Table games disappoint

By Dave Anderson:

The Fiscal Year 2011 Pennsylvania State Budget counted on table games to be quickly introduced and to bring in significant new and politically cheap revenue.  The budget is basically a flat budget from last year but other local taxes and some federal pass-throughs are declining, so new revenue was needed and it would just be so unfair to charge companies for the right to extract natural gas and pollute local watersheds, so gambling was the easiest place for the three major veto points to agree on new revenue.  Table games started at the Pennsylvania casinos at various points in July, and the numbers don't look good:

The Post-Gazette reports on the first month's aggregate numbers:

The gambling, introduced in phases throughout the state in July,
produced $1.6 million in revenue for the state's general fund for the
month, according to figures released Monday by the Department of
Revenue.

State officials expected about $75 million in tax revenue for the
year from the tax on casino table games, or an average of $6.2 million a
month.




If we apply a correction for both the limited time open and the fact that one casino still has not opened its doors, this works out to be a tax stream of roughly $3.1 million dollars per month.  This calculation does not apply any adjustment to expected table games revenue streams given the previous revenue patterns for the nine current casinos. 

$3.1 million is significantly less than $6.2 million dollars per month that the state is counting on. 

Gambling is a mature industry at this point.  There are thirty large scale casinos within a four hour drive of Philadelphia including the East Coast nexus of Atlantic City.  There are numerous casinos within four hours of Pittsburgh in the Western part of the state as well.  Competition will become increasingly fierce as Ohio opens up four urban casinos in the next couple of years. 
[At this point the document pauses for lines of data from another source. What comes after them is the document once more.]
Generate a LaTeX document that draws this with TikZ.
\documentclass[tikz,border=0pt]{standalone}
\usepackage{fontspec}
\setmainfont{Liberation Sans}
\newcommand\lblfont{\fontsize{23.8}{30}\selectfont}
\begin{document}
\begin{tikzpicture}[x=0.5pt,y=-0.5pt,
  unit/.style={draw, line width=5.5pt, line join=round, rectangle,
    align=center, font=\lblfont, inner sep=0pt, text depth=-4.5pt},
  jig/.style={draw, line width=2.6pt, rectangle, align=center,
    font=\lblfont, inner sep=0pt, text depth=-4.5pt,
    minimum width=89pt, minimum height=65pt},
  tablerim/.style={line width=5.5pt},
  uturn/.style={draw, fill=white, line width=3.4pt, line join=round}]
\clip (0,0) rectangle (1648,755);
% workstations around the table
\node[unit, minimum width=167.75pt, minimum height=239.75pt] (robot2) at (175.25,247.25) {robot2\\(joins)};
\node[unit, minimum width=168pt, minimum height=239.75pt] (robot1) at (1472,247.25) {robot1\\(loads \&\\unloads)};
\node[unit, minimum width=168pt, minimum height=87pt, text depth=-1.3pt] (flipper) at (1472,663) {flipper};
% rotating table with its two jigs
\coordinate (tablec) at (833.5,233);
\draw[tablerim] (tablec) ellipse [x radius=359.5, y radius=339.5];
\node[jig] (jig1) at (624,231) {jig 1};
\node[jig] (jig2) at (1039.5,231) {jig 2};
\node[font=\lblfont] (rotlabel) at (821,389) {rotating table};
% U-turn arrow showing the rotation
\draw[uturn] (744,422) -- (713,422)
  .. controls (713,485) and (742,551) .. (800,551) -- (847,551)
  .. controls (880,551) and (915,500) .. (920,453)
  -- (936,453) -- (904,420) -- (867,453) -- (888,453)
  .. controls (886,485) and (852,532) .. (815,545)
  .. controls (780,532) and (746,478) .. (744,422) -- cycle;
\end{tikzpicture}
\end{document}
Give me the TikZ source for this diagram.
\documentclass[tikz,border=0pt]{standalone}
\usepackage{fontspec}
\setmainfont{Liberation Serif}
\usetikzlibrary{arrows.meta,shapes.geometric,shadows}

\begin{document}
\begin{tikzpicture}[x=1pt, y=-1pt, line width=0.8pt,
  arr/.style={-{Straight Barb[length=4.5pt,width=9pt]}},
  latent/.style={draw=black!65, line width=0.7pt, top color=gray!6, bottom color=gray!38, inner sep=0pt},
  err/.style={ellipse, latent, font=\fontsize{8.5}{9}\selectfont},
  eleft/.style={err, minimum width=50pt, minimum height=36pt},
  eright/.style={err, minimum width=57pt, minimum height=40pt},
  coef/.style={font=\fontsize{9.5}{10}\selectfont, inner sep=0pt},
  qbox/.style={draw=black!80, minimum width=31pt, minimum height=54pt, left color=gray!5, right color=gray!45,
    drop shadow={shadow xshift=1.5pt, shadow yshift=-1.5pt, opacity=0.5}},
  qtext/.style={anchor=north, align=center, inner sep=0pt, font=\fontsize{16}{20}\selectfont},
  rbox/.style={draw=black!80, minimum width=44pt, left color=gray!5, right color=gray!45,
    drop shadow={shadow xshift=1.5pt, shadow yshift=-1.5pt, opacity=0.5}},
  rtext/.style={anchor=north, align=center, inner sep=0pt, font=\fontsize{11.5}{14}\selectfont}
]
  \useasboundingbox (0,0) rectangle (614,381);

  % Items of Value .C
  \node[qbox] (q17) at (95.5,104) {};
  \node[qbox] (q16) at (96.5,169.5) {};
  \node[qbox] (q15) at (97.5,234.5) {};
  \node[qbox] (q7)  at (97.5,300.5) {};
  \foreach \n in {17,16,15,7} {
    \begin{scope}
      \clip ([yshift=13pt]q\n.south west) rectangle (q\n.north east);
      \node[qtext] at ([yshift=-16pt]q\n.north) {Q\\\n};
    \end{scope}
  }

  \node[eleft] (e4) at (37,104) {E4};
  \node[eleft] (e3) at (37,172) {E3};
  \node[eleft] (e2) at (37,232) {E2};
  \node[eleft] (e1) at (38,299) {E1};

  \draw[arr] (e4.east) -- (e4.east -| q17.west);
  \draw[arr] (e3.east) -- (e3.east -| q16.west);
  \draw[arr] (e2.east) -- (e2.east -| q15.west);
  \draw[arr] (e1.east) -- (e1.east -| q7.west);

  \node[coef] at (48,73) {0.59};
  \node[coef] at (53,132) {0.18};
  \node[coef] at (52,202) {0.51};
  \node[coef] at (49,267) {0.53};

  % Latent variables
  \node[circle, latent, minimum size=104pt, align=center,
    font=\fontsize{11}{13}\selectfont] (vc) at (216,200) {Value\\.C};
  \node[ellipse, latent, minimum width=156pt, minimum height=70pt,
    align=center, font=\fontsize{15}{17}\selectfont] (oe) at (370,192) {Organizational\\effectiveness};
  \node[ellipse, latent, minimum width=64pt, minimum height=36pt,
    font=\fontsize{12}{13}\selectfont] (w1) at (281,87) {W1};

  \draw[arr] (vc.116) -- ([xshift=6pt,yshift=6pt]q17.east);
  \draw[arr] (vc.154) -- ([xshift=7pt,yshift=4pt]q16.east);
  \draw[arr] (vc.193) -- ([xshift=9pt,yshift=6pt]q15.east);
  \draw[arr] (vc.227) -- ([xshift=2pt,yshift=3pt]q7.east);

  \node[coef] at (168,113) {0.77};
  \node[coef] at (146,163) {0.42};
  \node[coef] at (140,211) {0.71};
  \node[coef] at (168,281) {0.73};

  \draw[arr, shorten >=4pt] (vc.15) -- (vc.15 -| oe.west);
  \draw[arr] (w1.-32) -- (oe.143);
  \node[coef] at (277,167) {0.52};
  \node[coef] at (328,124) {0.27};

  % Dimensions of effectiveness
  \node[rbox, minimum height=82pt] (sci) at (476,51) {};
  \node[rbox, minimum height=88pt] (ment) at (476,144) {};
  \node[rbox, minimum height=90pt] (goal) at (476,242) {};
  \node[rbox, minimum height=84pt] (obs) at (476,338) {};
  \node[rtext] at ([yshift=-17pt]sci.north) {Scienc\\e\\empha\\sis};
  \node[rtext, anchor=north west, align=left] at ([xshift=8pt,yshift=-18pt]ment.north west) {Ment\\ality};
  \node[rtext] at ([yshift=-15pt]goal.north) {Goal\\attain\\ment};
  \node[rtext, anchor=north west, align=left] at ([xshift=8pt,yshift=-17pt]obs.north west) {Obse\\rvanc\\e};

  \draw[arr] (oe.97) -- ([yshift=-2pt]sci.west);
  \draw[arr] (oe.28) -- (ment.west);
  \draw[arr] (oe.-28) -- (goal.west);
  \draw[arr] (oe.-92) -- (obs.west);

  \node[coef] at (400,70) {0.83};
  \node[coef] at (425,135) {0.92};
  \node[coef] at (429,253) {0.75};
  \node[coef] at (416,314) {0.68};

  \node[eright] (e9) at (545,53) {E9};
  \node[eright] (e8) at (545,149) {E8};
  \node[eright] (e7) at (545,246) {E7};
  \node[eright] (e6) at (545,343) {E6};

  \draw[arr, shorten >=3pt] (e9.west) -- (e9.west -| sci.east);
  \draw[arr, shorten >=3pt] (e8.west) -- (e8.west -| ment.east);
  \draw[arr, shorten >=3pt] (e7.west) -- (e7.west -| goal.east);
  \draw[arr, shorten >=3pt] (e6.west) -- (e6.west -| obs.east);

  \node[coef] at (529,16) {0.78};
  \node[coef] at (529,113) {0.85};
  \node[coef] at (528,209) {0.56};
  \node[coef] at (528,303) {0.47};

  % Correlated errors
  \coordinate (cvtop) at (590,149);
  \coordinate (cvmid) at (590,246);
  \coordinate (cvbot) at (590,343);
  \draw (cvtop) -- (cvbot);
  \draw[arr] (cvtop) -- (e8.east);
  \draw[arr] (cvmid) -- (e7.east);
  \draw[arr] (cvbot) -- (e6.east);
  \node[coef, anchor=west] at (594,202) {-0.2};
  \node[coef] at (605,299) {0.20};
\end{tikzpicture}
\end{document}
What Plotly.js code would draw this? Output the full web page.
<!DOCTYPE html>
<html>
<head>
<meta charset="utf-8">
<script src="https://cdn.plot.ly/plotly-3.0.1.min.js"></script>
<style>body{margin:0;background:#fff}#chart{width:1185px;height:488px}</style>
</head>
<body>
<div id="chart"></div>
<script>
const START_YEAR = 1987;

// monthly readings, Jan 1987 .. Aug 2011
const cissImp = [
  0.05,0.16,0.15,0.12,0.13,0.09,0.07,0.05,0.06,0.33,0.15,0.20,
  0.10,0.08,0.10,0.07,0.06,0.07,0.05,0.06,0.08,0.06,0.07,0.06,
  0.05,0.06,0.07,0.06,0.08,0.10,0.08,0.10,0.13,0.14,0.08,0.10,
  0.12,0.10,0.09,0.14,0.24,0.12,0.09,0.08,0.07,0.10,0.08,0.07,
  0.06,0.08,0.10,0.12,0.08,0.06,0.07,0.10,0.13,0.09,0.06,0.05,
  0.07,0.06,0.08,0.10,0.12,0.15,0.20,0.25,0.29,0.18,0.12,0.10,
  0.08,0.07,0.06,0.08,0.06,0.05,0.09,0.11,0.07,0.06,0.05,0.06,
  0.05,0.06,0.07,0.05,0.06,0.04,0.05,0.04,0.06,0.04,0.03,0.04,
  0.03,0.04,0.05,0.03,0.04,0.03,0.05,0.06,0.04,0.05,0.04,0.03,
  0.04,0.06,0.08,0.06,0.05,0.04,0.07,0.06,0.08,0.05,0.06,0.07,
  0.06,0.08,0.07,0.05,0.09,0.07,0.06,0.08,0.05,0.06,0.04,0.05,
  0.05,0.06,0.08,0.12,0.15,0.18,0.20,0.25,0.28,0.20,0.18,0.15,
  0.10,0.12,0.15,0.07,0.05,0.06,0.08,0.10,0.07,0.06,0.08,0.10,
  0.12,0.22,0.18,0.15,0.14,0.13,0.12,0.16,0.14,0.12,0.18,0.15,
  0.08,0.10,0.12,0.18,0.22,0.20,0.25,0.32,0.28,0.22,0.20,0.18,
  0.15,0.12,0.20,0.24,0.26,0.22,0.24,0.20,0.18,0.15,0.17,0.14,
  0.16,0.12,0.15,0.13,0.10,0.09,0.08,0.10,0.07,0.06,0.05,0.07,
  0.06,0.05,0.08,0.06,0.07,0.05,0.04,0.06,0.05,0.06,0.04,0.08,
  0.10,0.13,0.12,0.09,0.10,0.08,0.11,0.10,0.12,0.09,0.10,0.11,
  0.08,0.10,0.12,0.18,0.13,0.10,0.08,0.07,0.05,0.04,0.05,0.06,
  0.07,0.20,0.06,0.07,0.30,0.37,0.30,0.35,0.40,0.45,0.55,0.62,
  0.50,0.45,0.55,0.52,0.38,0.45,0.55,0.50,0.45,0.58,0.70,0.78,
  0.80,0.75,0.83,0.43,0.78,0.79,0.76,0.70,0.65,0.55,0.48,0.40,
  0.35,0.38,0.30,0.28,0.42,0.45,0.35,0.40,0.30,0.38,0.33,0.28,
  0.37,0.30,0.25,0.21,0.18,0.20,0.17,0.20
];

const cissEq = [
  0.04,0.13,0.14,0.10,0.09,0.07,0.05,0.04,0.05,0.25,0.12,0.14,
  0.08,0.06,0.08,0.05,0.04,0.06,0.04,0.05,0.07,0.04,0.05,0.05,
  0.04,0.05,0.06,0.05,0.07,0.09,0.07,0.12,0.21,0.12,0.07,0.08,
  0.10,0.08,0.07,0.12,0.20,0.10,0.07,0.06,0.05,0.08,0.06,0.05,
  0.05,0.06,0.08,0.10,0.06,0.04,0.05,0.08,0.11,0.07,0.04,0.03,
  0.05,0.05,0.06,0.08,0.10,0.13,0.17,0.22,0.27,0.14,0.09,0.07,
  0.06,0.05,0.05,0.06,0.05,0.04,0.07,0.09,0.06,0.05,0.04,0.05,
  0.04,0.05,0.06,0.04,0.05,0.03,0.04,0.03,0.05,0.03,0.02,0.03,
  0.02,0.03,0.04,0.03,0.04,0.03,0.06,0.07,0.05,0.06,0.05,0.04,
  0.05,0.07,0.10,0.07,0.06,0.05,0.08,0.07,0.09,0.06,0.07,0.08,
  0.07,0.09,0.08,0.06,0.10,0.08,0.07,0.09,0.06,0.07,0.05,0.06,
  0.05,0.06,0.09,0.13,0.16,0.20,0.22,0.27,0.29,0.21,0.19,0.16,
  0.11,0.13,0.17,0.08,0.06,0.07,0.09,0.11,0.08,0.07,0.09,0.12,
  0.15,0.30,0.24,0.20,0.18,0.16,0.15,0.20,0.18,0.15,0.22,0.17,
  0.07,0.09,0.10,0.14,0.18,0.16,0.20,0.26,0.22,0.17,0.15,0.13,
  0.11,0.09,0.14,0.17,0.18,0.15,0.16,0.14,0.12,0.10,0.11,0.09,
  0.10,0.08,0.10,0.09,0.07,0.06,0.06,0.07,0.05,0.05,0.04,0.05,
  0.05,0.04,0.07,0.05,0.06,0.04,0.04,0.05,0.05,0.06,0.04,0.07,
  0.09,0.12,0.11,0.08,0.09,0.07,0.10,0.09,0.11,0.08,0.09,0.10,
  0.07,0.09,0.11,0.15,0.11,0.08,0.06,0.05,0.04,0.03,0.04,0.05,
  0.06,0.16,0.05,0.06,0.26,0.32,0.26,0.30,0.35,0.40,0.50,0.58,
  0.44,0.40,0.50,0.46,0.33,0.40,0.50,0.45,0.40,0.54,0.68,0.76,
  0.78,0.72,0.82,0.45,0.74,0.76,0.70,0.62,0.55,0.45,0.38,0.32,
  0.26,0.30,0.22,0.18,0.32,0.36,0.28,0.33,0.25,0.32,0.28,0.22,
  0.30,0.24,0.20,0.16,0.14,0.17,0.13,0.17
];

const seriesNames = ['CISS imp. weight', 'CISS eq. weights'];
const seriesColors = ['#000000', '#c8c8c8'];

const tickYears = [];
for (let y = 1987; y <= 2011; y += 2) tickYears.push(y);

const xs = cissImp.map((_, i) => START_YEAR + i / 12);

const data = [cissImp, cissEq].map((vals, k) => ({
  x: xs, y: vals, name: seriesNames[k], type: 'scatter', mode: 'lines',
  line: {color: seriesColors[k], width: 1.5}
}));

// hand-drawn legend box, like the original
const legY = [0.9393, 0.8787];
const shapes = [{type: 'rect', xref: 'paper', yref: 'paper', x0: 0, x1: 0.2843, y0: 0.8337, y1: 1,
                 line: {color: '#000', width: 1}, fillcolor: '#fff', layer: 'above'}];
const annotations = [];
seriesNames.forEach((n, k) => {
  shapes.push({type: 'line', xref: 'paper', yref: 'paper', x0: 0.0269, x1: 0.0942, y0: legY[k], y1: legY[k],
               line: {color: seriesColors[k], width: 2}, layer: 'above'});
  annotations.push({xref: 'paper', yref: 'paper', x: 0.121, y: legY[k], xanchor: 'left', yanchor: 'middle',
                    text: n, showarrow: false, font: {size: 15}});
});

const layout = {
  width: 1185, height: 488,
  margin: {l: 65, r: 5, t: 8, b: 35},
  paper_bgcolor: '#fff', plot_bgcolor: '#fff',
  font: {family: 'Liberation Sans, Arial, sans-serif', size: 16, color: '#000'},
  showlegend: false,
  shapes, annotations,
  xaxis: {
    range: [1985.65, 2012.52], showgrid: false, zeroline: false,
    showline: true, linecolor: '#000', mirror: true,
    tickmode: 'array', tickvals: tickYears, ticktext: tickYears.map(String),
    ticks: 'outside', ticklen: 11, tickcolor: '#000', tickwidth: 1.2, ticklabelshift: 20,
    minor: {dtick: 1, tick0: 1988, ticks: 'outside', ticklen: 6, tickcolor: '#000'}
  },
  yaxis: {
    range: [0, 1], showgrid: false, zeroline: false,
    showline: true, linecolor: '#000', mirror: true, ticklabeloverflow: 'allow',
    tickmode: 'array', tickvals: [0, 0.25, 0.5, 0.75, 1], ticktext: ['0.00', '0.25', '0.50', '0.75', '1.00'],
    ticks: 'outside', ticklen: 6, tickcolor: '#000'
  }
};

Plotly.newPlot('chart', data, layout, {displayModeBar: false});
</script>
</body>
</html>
There are no monopoly profits to be made in gambling any more as it is a competitive business that will become even more competitive in the near future.  State budgets that count on gambling windfalls will end up in the red as gambling revenue will track demographics and disposable personal income instead of harvesting cash from out-of-staters who decide to show up in Washington, Erie, or Wheeling for a long weekend to lose their pension checks for the hell of it.